## WHAT YOU SHOULD DO
From the very first line of the data to the line containing "const prevLabel = 'Prev.<br>2017';", retype everything exactly, leaving the pictures behind.

━━━━

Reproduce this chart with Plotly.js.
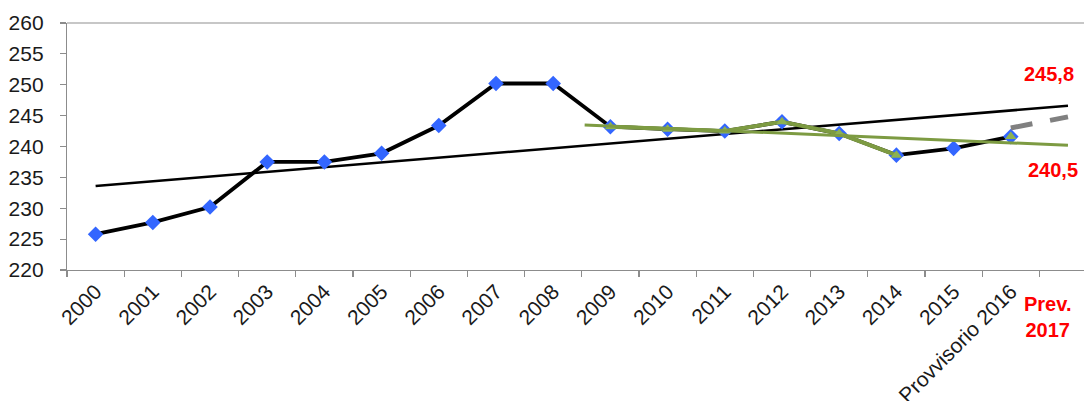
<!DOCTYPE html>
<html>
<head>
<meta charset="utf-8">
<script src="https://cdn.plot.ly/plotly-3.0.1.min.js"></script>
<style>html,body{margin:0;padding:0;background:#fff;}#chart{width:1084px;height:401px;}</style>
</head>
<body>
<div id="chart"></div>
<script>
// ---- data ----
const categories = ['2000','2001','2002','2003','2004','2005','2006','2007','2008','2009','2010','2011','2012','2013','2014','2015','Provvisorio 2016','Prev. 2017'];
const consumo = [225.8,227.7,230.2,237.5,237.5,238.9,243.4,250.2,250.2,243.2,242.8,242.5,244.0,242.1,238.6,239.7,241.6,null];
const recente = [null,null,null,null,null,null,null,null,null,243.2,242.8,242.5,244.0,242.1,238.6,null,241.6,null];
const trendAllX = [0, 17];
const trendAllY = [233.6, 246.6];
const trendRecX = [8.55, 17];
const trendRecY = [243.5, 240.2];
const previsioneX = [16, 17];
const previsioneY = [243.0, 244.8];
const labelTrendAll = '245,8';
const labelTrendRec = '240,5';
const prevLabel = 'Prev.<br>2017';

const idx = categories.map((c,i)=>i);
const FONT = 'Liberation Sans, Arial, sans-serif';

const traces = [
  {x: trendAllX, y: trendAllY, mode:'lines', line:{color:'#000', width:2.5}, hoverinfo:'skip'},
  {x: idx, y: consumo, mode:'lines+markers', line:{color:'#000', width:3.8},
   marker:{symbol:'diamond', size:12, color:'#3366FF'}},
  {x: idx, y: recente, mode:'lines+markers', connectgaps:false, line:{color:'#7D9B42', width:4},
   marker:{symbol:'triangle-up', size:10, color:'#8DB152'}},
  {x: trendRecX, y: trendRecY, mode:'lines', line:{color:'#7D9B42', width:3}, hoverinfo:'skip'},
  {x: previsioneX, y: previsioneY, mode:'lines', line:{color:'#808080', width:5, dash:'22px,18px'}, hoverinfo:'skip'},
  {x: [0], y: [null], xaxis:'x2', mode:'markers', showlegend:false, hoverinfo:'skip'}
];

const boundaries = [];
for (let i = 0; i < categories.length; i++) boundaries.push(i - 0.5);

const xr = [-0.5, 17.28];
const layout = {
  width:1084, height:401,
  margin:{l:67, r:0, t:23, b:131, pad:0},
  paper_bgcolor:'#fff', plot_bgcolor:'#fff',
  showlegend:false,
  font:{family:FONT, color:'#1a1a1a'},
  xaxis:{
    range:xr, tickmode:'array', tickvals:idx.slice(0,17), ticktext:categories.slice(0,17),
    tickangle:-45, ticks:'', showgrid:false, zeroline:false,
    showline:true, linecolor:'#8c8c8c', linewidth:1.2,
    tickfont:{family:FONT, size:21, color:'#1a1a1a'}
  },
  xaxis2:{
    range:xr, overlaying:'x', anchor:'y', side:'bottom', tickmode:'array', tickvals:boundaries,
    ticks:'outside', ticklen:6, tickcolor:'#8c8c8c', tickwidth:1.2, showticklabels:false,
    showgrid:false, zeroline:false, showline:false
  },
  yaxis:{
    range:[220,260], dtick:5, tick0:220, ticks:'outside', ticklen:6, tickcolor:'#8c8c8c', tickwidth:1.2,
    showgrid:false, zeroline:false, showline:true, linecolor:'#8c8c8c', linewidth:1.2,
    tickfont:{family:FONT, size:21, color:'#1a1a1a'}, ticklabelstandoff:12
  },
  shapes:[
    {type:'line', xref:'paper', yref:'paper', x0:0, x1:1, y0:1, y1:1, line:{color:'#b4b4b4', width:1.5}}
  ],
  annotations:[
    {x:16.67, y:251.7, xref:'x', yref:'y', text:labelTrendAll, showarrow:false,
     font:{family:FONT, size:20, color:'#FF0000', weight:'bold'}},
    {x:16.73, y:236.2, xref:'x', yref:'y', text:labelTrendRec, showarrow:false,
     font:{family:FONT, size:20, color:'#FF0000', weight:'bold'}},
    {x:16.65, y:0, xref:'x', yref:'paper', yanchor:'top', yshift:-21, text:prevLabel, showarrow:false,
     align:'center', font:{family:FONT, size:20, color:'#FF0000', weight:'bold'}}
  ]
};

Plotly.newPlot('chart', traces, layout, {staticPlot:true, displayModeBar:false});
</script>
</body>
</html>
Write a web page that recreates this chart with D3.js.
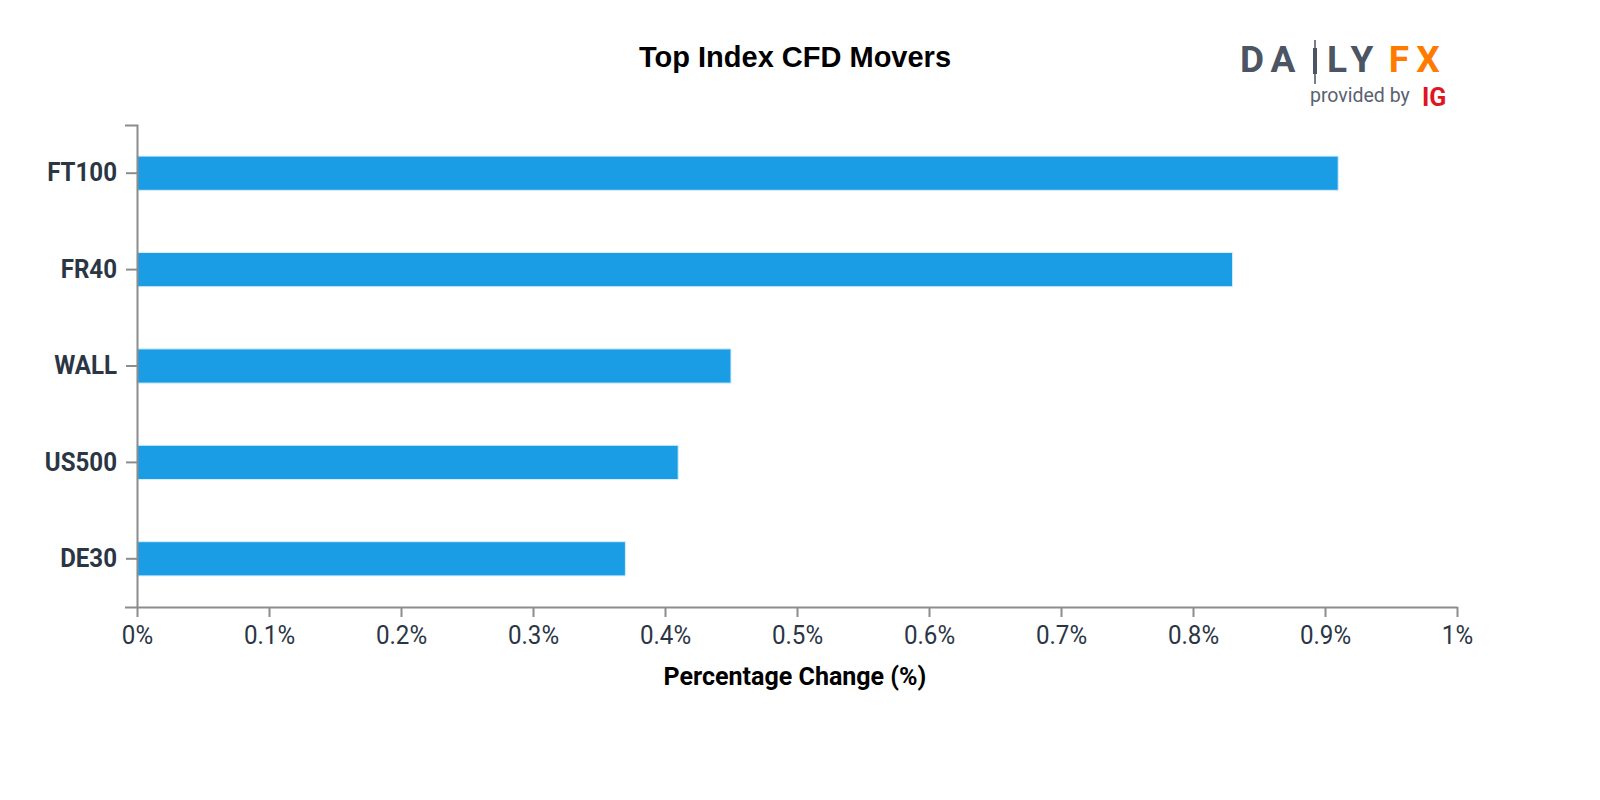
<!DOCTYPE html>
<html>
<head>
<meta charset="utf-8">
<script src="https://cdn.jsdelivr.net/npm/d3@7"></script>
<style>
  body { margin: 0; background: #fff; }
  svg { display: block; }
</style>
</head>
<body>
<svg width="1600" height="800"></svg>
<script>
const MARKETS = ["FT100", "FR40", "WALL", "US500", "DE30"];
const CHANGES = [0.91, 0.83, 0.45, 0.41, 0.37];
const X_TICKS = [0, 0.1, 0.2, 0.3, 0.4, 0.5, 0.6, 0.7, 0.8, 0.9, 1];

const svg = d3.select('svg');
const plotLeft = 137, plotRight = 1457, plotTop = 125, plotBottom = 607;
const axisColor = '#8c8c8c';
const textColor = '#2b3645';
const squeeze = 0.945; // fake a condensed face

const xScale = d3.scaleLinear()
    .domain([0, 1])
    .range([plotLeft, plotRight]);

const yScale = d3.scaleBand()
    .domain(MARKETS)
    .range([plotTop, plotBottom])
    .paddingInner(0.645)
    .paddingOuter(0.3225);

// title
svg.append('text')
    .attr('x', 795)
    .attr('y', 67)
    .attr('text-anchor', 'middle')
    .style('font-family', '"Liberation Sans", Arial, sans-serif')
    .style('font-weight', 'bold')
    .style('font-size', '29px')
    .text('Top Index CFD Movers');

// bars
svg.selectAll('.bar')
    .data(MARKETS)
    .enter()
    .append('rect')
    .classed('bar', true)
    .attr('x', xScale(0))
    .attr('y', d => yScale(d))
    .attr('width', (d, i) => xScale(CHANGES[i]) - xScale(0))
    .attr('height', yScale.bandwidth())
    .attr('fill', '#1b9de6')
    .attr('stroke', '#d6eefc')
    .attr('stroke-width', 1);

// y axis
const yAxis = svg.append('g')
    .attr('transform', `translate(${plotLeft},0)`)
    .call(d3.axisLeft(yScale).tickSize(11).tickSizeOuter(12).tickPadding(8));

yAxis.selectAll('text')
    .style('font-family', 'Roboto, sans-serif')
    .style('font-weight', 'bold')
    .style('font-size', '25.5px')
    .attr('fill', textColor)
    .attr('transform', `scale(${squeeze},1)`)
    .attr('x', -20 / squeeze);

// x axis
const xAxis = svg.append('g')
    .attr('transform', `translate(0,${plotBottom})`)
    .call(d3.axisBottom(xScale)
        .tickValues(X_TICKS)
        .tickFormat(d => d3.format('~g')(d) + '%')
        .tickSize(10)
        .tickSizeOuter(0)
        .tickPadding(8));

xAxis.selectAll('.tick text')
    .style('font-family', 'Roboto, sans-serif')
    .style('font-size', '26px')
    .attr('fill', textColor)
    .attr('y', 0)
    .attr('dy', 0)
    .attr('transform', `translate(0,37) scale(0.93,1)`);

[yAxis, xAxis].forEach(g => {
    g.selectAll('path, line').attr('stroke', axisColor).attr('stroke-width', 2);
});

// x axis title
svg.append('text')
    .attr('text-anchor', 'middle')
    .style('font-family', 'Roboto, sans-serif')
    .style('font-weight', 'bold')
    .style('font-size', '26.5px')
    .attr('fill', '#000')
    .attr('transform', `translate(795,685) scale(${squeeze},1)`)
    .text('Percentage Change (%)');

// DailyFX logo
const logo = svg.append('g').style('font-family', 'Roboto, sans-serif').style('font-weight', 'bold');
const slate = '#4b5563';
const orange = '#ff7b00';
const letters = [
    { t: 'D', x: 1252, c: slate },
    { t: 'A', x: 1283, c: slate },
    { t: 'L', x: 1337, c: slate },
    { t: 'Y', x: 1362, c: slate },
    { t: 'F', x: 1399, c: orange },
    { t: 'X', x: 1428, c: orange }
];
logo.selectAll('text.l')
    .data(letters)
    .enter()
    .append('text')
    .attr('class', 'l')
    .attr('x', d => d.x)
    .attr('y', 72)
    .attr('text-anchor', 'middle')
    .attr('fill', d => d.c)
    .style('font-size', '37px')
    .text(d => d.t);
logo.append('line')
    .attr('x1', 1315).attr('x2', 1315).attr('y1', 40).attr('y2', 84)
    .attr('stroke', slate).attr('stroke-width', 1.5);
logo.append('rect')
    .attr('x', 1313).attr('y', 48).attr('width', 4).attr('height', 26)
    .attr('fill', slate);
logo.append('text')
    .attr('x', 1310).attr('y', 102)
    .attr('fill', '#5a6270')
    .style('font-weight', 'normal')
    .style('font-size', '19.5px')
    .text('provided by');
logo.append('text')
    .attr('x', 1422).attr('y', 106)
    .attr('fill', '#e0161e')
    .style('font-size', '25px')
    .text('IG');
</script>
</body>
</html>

━━━━

## THE COMPLETED TASK
Reproduce this chart with Plotly.js.
<!DOCTYPE html>
<html>
<head>
<meta charset="utf-8">
<script src="https://cdn.plot.ly/plotly-3.0.1.min.js"></script>
<style>html,body{margin:0;padding:0;background:#fff;}#chart{width:1084px;height:401px;}</style>
</head>
<body>
<div id="chart"></div>
<script>
// ---- data ----
const categories = ['2000','2001','2002','2003','2004','2005','2006','2007','2008','2009','2010','2011','2012','2013','2014','2015','Provvisorio 2016','Prev. 2017'];
const consumo = [225.8,227.7,230.2,237.5,237.5,238.9,243.4,250.2,250.2,243.2,242.8,242.5,244.0,242.1,238.6,239.7,241.6,null];
const recente = [null,null,null,null,null,null,null,null,null,243.2,242.8,242.5,244.0,242.1,238.6,null,241.6,null];
const trendAllX = [0, 17];
const trendAllY = [233.6, 246.6];
const trendRecX = [8.55, 17];
const trendRecY = [243.5, 240.2];
const previsioneX = [16, 17];
const previsioneY = [243.0, 244.8];
const labelTrendAll = '245,8';
const labelTrendRec = '240,5';
const prevLabel = 'Prev.<br>2017';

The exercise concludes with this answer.